When crude oil pricing fluctuates, it can often impact the cost of the feed stocks used to make propylene monomer, a mono molecule component of polypropylene, which we saw in November 2014, when the price of polypropylene began a significant decline.  However, that trend has recently been reversed solely due to the impact of supply constraints of propylene monomer, causing pricing to trend in the opposite direction of oil and gas.

Below you will see a chart describing how polypropylene capacity is defined.  The bars represent the following:

1st bar:  Total name plate capacity as defined by each producer and production lines.

2nd bar:  There are always feedstock issues throughout the year.

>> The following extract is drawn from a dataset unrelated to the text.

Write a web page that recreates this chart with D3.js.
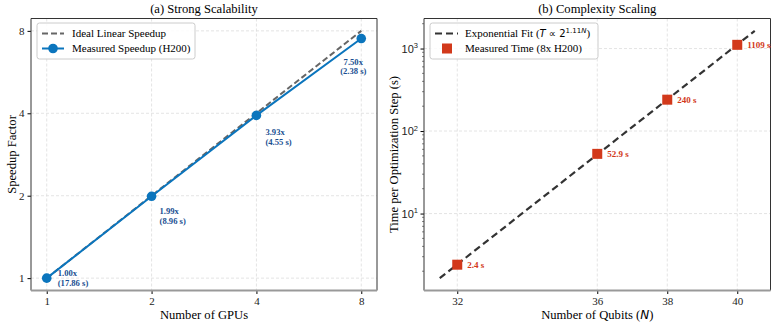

3rd bar:  Commercial mix is defined as the type of products produced.  Fractional melts yield far less product than higher injection grades.

4th bar:  Unplanned outages are just that.  Plants go down.

5th bar:  Planned outages are basically for preventative maintenance.


What does this all mean?  The ACC numbers show production was only at 88.6 percent, so one would assume that there should be available capacity and available resin.  However, when you back out the four market dynamics described above, polypropylene production is in a sold out (actually oversold) situation, at 97.8 percent of capacity, which means that prices will trend up and lead times could be extended.  The best way for injection molding companies to manage these market conditions is to work with extended 12-month forecasts from its customers and blanket purchase orders, which allow for better projections for material suppliers, thus providing for a more predictable supply and price scenarios.